Show all lines that include the string "matplotlib"; copy each one.
[start of GIVEN MATERIAL]
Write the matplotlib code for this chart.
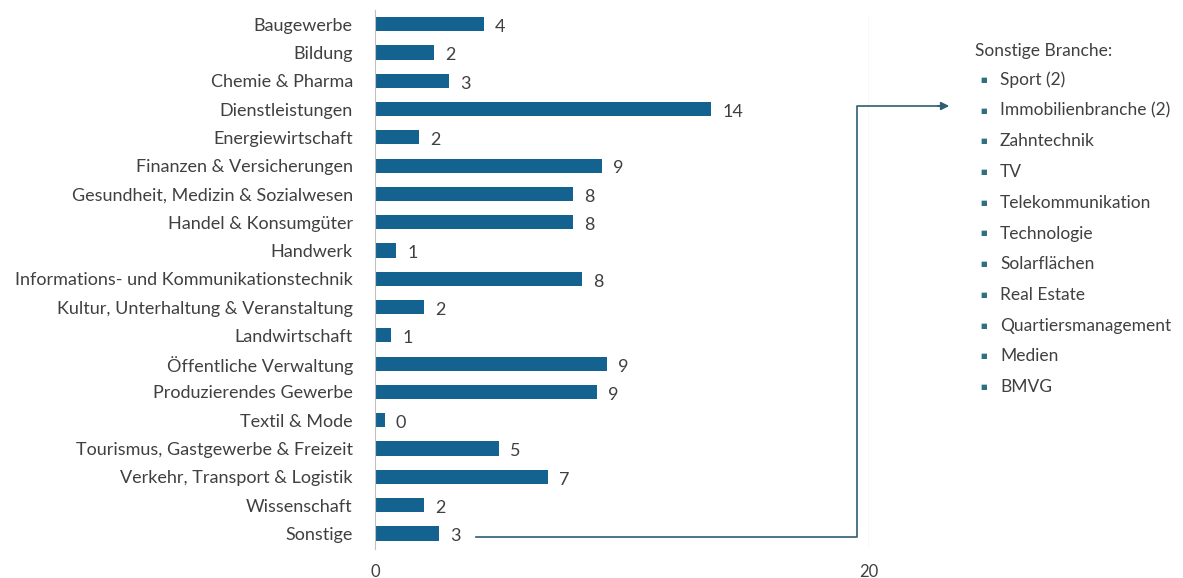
import matplotlib.pyplot as plt
from matplotlib.lines import Line2D

plt.rcParams['font.family'] = ['Lato', 'DejaVu Sans']

branchen = ["Baugewerbe", "Bildung", "Chemie & Pharma", "Dienstleistungen",
            "Energiewirtschaft", "Finanzen & Versicherungen",
            "Gesundheit, Medizin & Sozialwesen", "Handel & Konsumgüter",
            "Handwerk", "Informations- und Kommunikationstechnik",
            "Kultur, Unterhaltung & Veranstaltung", "Landwirtschaft",
            "Öffentliche Verwaltung", "Produzierendes Gewerbe", "Textil & Mode",
            "Tourismus, Gastgewerbe & Freizeit", "Verkehr, Transport & Logistik",
            "Wissenschaft", "Sonstige"]
werte = [4.4, 2.4, 3.0, 13.6, 1.8, 9.2, 8.0, 8.0, 0.85, 8.4,
         2.0, 0.65, 9.4, 9.0, 0.4, 5.0, 7.0, 2.0, 2.6]
sonstige = ["Sport (2)", "Immobilienbranche (2)", "Zahntechnik", "TV",
            "Telekommunikation", "Technologie", "Solarflächen", "Real Estate",
            "Quartiersmanagement", "Medien", "BMVG"]

bar_col = "#13628F"
txt_col = "#404040"
W, H = 1183, 578
fs = 13

fig = plt.figure(figsize=(W / 100, H / 100), dpi=100)
ax = fig.add_axes([375 / W, 1 - 549 / H, (869 - 375) / W, (549 - 10) / H])

y = list(range(len(branchen)))
ax.barh(y, werte, height=0.5, color=bar_col)
for yi, v in zip(y, werte):
    ax.text(v + 0.45, yi + 0.1, f"{v:.0f}", va="center", ha="left",
            fontsize=fs, color=txt_col)

ax.set_xlim(0, 20)
ax.set_ylim(18.55, -0.5)
ax.set_yticks(y)
ax.set_yticklabels(branchen, fontsize=fs, color=txt_col)
ax.set_xticks([0, 20])
ax.set_xticklabels(["0", "20"], fontsize=12, color=txt_col)
ax.tick_params(axis="y", length=0, pad=16)
ax.tick_params(axis="x", length=0, pad=11)
for s in ["top", "right", "bottom"]:
    ax.spines[s].set_visible(False)
ax.spines["left"].set_color("#bfbfbf")
ax.axvline(20, color="#dcdcdc", lw=1, ymax=0.99)

# connector from "Sonstige" to the list on the right
line_col = "#2E5E73"
px = [476, 857, 857, 940]
py = [537, 537, 106, 106]
fig.add_artist(Line2D([p / W for p in px], [1 - p / H for p in py],
                      color=line_col, lw=1.2))
ax.annotate("", xy=(952 / W, 1 - 106 / H), xytext=(935 / W, 1 - 106 / H),
            xycoords="figure fraction", textcoords="figure fraction",
            arrowprops=dict(arrowstyle="-|>", color=line_col, lw=1.2,
                            mutation_scale=12))

fig.text(975 / W, 1 - 51 / H, "Sonstige Branche:", fontsize=fs - 0.5,
         color=txt_col, va="center")
for i, name in enumerate(sonstige):
    yy = 1 - (80 + i * 30.7) / H
    fig.text(980 / W, yy, "■", fontsize=5, color="#2F6F7F", va="center",
             family="DejaVu Sans")
    fig.text(1000 / W, yy, name, fontsize=fs - 0.5, color=txt_col, va="center")

fig.savefig("out.png", dpi=100)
[end of GIVEN MATERIAL]
> **RESPONSE**:
Write the matplotlib code for this chart.
import matplotlib.pyplot as plt
from matplotlib.lines import Line2D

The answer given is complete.